2) le système judiciaire protège le coupable. Quand on parvient à porter plainte, à prouver la culpabilité du prévenu, le verdict tombe et parait toujours dérisoire en comparaison du chemin subi par la victime, et du chemin de reconstruction qu'il lui reste à parcourir. Peine dérisoire qui fera encore l'objet de remise de peine.
Comme le dit Ilya, pour elle ça a été 5 ans fermes, 5 années de violence. Comment ne pas s'insurger que le coupable s'en sorte avec un 1 an ferme (qui pourra être modifié avec le juge de l'application des peines), et principalement du sursis ?
Pour ma part, après la décision du tribunal correctionnel, l'on m'a expliqué que je devais être satisfaite de sa peine, car sans casier judiciaire et inséré professionnellement, 8 mois fermes (aménagés sous forme de bracelet électronique tout de même) c'était inespéré.

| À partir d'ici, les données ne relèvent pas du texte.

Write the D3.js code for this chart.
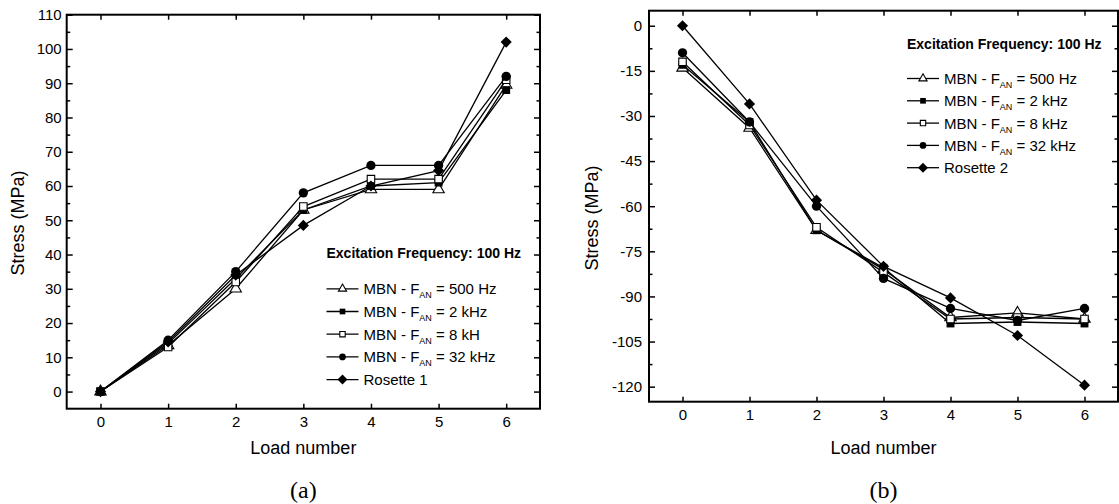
<!DOCTYPE html>
<html>
<head>
<meta charset="utf-8">
<script src="https://cdn.jsdelivr.net/npm/d3@7"></script>
<style>
  body { margin: 0; background: #fff; }
  svg { display: block; font-family: "Liberation Sans", Arial, sans-serif; }
</style>
</head>
<body>
<div id="chart"></div>
<script>
// Load numbers (x axis)
const loads = [0, 1, 2, 3, 4, 5, 6];

// Panel (a) : stresses in MPa
const stressA500 = [0, 13.5, 30, 53, 59, 59, 89.5];
const stressA2k = [0, 14, 33, 53, 60, 61, 88];
const stressA8k = [0, 13, 32, 54, 62, 62, 91];
const stressA32k = [0, 15, 35, 58, 66, 66, 92];
const stressARosette = [0, 14.5, 34, 48.5, 60, 64.5, 102];

// Panel (b) : stresses in MPa
const stressB500 = [-14, -34, -68, -81, -97, -95.5, -97.5];
const stressB2k = [-13, -32, -68, -80.5, -99, -98.5, -99];
const stressB8k = [-12, -33, -67, -82, -97.5, -97, -97.5];
const stressB32k = [-9, -32, -60, -84, -94, -98, -94];
const stressBRosette = [0, -26, -58, -80, -90.5, -103, -119.5];

// Legend labels : [before subscript, subscript, after subscript]
const labelsA = [["MBN - F", "AN", " = 500 Hz"], ["MBN - F", "AN", " = 2 kHz"], ["MBN - F", "AN", " = 8 kH"], ["MBN - F", "AN", " = 32 kHz"], [" Rosette 1", "", ""]];
const labelsB = [["MBN - F", "AN", " = 500 Hz"], ["MBN - F", "AN", " = 2 kHz"], ["MBN - F", "AN", " = 8 kHz"], ["MBN - F", "AN", " = 32 kHz"], ["Rosette 2", "", ""]];
const markerTypes = ["triangle", "fsquare", "osquare", "circle", "diamond"];

// Tick values
const yTicksA = d3.range(0, 111, 10);
const yMinorA = d3.range(5, 110, 10);
const yTicksB = d3.range(-120, 1, 15);
const yMinorB = d3.range(-112.5, 0, 15);

const width = 1119;
const height = 504;

const svg = d3.select("#chart")
    .append("svg")
    .attr("width", width)
    .attr("height", height);

// marker shapes
function drawMarker(sel, type, big) {
    const k = big ? 1 : 0.72;
    if (type === "triangle") {
        sel.append("path").attr("d", d3.symbol(d3.symbolTriangle, 56 * k * k)())
            .attr("fill", "#fff").attr("stroke", "#000").attr("stroke-width", 1.1);
    } else if (type === "fsquare") {
        sel.append("path").attr("d", d3.symbol(d3.symbolSquare, 62 * k * k)())
            .attr("fill", "#000");
    } else if (type === "osquare") {
        sel.append("path").attr("d", d3.symbol(d3.symbolSquare, 56 * k * k)())
            .attr("fill", "#fff").attr("stroke", "#000").attr("stroke-width", 1.1);
    } else if (type === "circle") {
        sel.append("path").attr("d", d3.symbol(d3.symbolCircle, 68 * k * k)())
            .attr("fill", "#000");
    } else {
        sel.append("path").attr("d", d3.symbol(d3.symbolSquare, big ? 62 : 50)())
            .attr("transform", "rotate(45)")
            .attr("fill", "#000");
    }
}

function drawPanel(p) {
    const x = d3.scaleLinear().domain([-0.5, 6.5]).range([p.left, p.right]);
    const y = d3.scaleLinear().domain(p.yDomain).range([p.bottom, p.top]);
    const g = svg.append("g");
    const fmt = d => String(d);

    // ticks (inward)
    g.append("g").attr("transform", `translate(0,${p.bottom})`)
        .call(d3.axisBottom(x).tickValues(loads).tickSize(-5).tickPadding(8).tickFormat(fmt));
    g.append("g").attr("transform", `translate(0,${p.top})`)
        .call(d3.axisTop(x).tickValues(loads).tickSize(-5).tickFormat(""));
    g.append("g").attr("transform", `translate(${p.left},0)`)
        .call(d3.axisLeft(y).tickValues(p.yTicks).tickSize(-6).tickPadding(p.pad).tickFormat(fmt));
    g.append("g").attr("transform", `translate(${p.left},0)`)
        .call(d3.axisLeft(y).tickValues(p.yMinor).tickSize(-3.5).tickFormat(""));
    g.append("g").attr("transform", `translate(${p.right},0)`)
        .call(d3.axisRight(y).tickValues(p.yTicks).tickSize(-6).tickFormat(""));
    g.append("g").attr("transform", `translate(${p.right},0)`)
        .call(d3.axisRight(y).tickValues(p.yMinor).tickSize(-3.5).tickFormat(""));
    g.selectAll(".domain").remove();
    g.selectAll(".tick line").attr("stroke", "#000").attr("stroke-width", 1.5);
    g.selectAll(".tick text").attr("font-size", 15).attr("fill", "#000")
        .attr("font-family", "Liberation Sans, Arial, sans-serif");

    // frame
    g.append("rect")
        .attr("x", p.left).attr("y", p.top)
        .attr("width", p.right - p.left).attr("height", p.bottom - p.top)
        .attr("fill", "none").attr("stroke", "#000").attr("stroke-width", 2);

    // series
    const line = d3.line().x((d, i) => x(loads[i])).y(d => y(d));
    p.series.forEach((s, si) => {
        g.append("path").attr("d", line(s))
            .attr("fill", "none").attr("stroke", "#000").attr("stroke-width", 1.3);
        s.forEach((v, i) => {
            const m = g.append("g").attr("transform", `translate(${x(loads[i])},${y(v)})`);
            drawMarker(m, markerTypes[si], true);
        });
    });

    // axis titles
    g.append("text")
        .attr("transform", `translate(${p.ylabX},${p.ylabY}) rotate(-90)`)
        .attr("text-anchor", "middle").attr("font-size", 18)
        .text("Stress (MPa)");
    g.append("text")
        .attr("x", (p.left + p.right) / 2).attr("y", 454)
        .attr("text-anchor", "middle").attr("font-size", 18)
        .text("Load number");
    g.append("text")
        .attr("x", (p.left + p.right) / 2).attr("y", 498)
        .attr("text-anchor", "middle").attr("font-size", 24)
        .attr("font-family", "Liberation Serif, Times New Roman, serif")
        .text(p.tag);

    // legend
    g.append("text")
        .attr("x", p.legX).attr("y", p.legTitleY)
        .attr("font-size", 14).attr("font-weight", "bold")
        .text("Excitation Frequency: 100 Hz");
    p.labels.forEach((lab, i) => {
        const by = p.legY0 + i * p.legStep;
        const cy = by - 5.5;
        g.append("line")
            .attr("x1", p.legX).attr("x2", p.legX + 32)
            .attr("y1", cy).attr("y2", cy)
            .attr("stroke", "#000").attr("stroke-width", 1.3);
        const m = g.append("g").attr("transform", `translate(${p.legX + 16},${cy})`);
        drawMarker(m, markerTypes[i], false);
        const t = g.append("text").attr("x", p.legX + 37).attr("y", by).attr("font-size", 15);
        t.append("tspan").text(lab[0]);
        if (lab[1]) {
            t.append("tspan").attr("font-size", 9).attr("dy", 4).text(lab[1]);
            t.append("tspan").attr("dy", -4).text(lab[2]);
        }
    });
}

drawPanel({
    left: 66.7, right: 540, top: 14.7, bottom: 408.7,
    yDomain: [-5, 110], yTicks: yTicksA, yMinor: yMinorA, pad: 5,
    series: [stressA500, stressA2k, stressA8k, stressA32k, stressARosette],
    labels: labelsA, tag: "(a)",
    ylabX: 24, ylabY: 223,
    legX: 326.5, legTitleY: 258, legY0: 294.3, legStep: 22.7
});

drawPanel({
    left: 649, right: 1118, top: 10.7, bottom: 401.7,
    yDomain: [-125, 5], yTicks: yTicksB, yMinor: yMinorB, pad: 7,
    series: [stressB500, stressB2k, stressB8k, stressB32k, stressBRosette],
    labels: labelsB, tag: "(b)",
    ylabX: 598, ylabY: 218,
    legX: 907, legTitleY: 49, legY0: 84, legStep: 22.3
});
</script>
</body>
</html>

Comment ?
Je suis encore à me débattre sous le poids de ce passé, mais lui a purgé sa peine, il a remis son masque, il exhibe ses réussites sur les réseaux sociaux, il est entouré de ses victimes, trop heureuses de servir leur gourou, et doit se dire avec cette aventure judiciaire "plus de peur que de mal".

Ilya dit qu'elle ne pardonnera pas : on ne peut pas pardonner quand la justice nous laisse avec un besoin de reconnaissance insuffisamment satisfait.

En conclusion, un témoignage comme il en faudrait davantage. Je souhaite à Ilya la reconstruction et l'apaisement.